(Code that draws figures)
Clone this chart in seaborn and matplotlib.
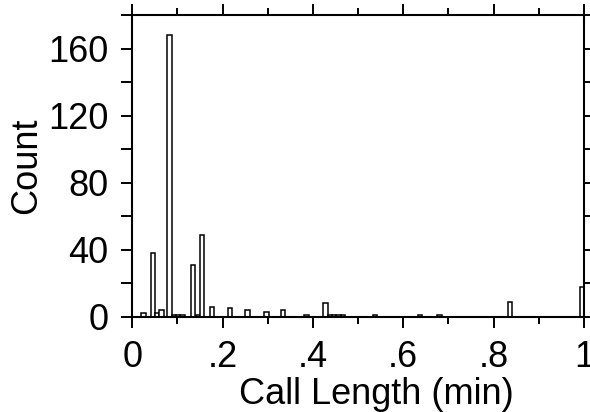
import numpy as np
import pandas as pd
import matplotlib
matplotlib.use("Agg")
import matplotlib.pyplot as plt
import seaborn as sns
from matplotlib.ticker import MultipleLocator, FuncFormatter

# ---- data (call length in minutes, number of calls) ----
call_length = [0.025, 0.046, 0.0555, 0.065, 0.0825, 0.092, 0.1015, 0.111,
               0.135, 0.1448, 0.155, 0.176, 0.216, 0.255, 0.297, 0.334,
               0.386, 0.428, 0.4375, 0.447, 0.4565, 0.466, 0.537, 0.637,
               0.680, 0.836, 0.995]
counts = [2, 38, 2, 4, 168, 1, 1, 1,
          31, 1, 49, 6, 5, 4, 3, 4,
          1, 8, 1, 1, 1, 1, 1, 1,
          1, 9, 18]
x_ticks = [0, 0.2, 0.4, 0.6, 0.8, 1.0]
y_ticks = [0, 40, 80, 120, 160]

sns.set_theme(style="ticks")
plt.rcParams["font.family"] = ["Liberation Sans", "DejaVu Sans"]

fig = plt.figure(figsize=(5.9, 4.12), dpi=100)
ax = fig.add_axes([0.2242, 0.2313, 0.7656, 0.7323])

df = pd.DataFrame({"call_length": call_length, "count": counts})
w = 0.0095
edges = np.unique(np.round(np.concatenate([df["call_length"] - w / 2,
                                           df["call_length"] + w / 2]), 6))
sns.histplot(data=df, x="call_length", weights="count", bins=edges.tolist(),
             color="white", edgecolor="black", linewidth=1.1, alpha=1, ax=ax)

ax.set_xlim(0, 1)
ax.set_ylim(0, 180)
ax.set_xticks(x_ticks)
ax.set_yticks(y_ticks)
ax.xaxis.set_minor_locator(MultipleLocator(0.1))
ax.yaxis.set_minor_locator(MultipleLocator(20))


def fmt(v, pos):
    if abs(v) < 1e-9:
        return "0"
    if abs(v - 1) < 1e-9:
        return "1"
    return f"{v:.1f}".lstrip("0")


ax.xaxis.set_major_formatter(FuncFormatter(fmt))

for s in ax.spines.values():
    s.set_visible(True)
    s.set_linewidth(1.5)
    s.set_color("black")

ax.tick_params(which="both", direction="out", top=True, right=True,
               width=1.4, color="black", labelsize=26, labelcolor="black", pad=9)
ax.tick_params(axis="x", which="major", length=8)
ax.tick_params(axis="x", which="minor", length=5)
ax.tick_params(axis="y", which="both", length=8)

ax.set_xlabel("Call Length (min)", fontsize=26, color="black", labelpad=0)
ax.set_ylabel("Count", fontsize=26, color="black", labelpad=3)
ax.xaxis.set_label_coords(0.54, -0.2)
ax.grid(False)
ax.set_facecolor("white")
fig.patch.set_facecolor("white")

fig.savefig("out.png", dpi=100, facecolor="white")
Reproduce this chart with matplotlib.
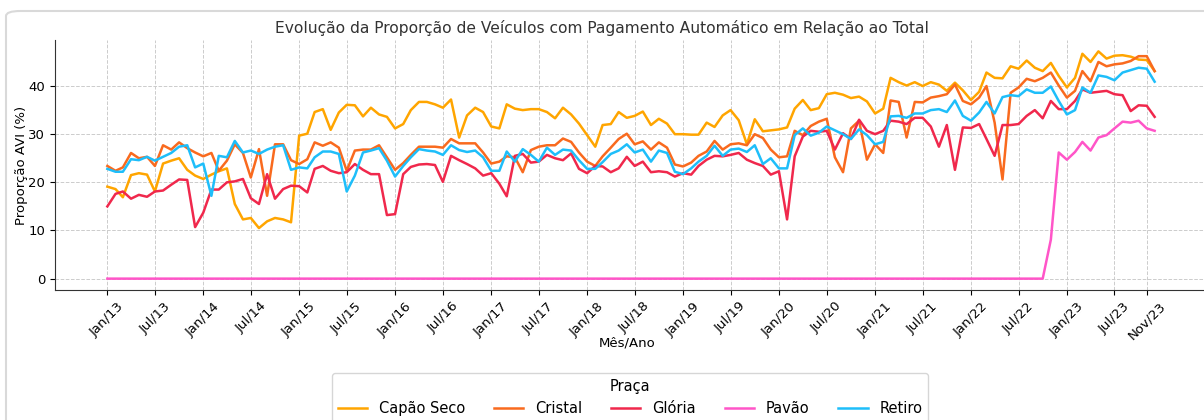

▶ Task details: Write the entries above out again exactly, but not the pictures.

▶ Correct answer:
Clone this chart in seaborn and matplotlib.
import numpy as np
import pandas as pd
import matplotlib
matplotlib.use("Agg")
import matplotlib.pyplot as plt
import seaborn as sns
from matplotlib.ticker import MultipleLocator, FuncFormatter

# ---- data (call length in minutes, number of calls) ----
call_length = [0.025, 0.046, 0.0555, 0.065, 0.0825, 0.092, 0.1015, 0.111,
               0.135, 0.1448, 0.155, 0.176, 0.216, 0.255, 0.297, 0.334,
               0.386, 0.428, 0.4375, 0.447, 0.4565, 0.466, 0.537, 0.637,
               0.680, 0.836, 0.995]
counts = [2, 38, 2, 4, 168, 1, 1, 1,
          31, 1, 49, 6, 5, 4, 3, 4,
          1, 8, 1, 1, 1, 1, 1, 1,
          1, 9, 18]
x_ticks = [0, 0.2, 0.4, 0.6, 0.8, 1.0]
y_ticks = [0, 40, 80, 120, 160]

sns.set_theme(style="ticks")
plt.rcParams["font.family"] = ["Liberation Sans", "DejaVu Sans"]

fig = plt.figure(figsize=(5.9, 4.12), dpi=100)
ax = fig.add_axes([0.2242, 0.2313, 0.7656, 0.7323])

df = pd.DataFrame({"call_length": call_length, "count": counts})
w = 0.0095
edges = np.unique(np.round(np.concatenate([df["call_length"] - w / 2,
                                           df["call_length"] + w / 2]), 6))
sns.histplot(data=df, x="call_length", weights="count", bins=edges.tolist(),
             color="white", edgecolor="black", linewidth=1.1, alpha=1, ax=ax)

ax.set_xlim(0, 1)
ax.set_ylim(0, 180)
ax.set_xticks(x_ticks)
ax.set_yticks(y_ticks)
ax.xaxis.set_minor_locator(MultipleLocator(0.1))
ax.yaxis.set_minor_locator(MultipleLocator(20))


def fmt(v, pos):
    if abs(v) < 1e-9:
        return "0"
    if abs(v - 1) < 1e-9:
        return "1"
    return f"{v:.1f}".lstrip("0")


ax.xaxis.set_major_formatter(FuncFormatter(fmt))

for s in ax.spines.values():
    s.set_visible(True)
    s.set_linewidth(1.5)
    s.set_color("black")

ax.tick_params(which="both", direction="out", top=True, right=True,
               width=1.4, color="black", labelsize=26, labelcolor="black", pad=9)
ax.tick_params(axis="x", which="major", length=8)
ax.tick_params(axis="x", which="minor", length=5)
ax.tick_params(axis="y", which="both", length=8)

ax.set_xlabel("Call Length (min)", fontsize=26, color="black", labelpad=0)
ax.set_ylabel("Count", fontsize=26, color="black", labelpad=3)
ax.xaxis.set_label_coords(0.54, -0.2)
ax.grid(False)
ax.set_facecolor("white")
fig.patch.set_facecolor("white")

fig.savefig("out.png", dpi=100, facecolor="white")
Reproduce this chart with matplotlib.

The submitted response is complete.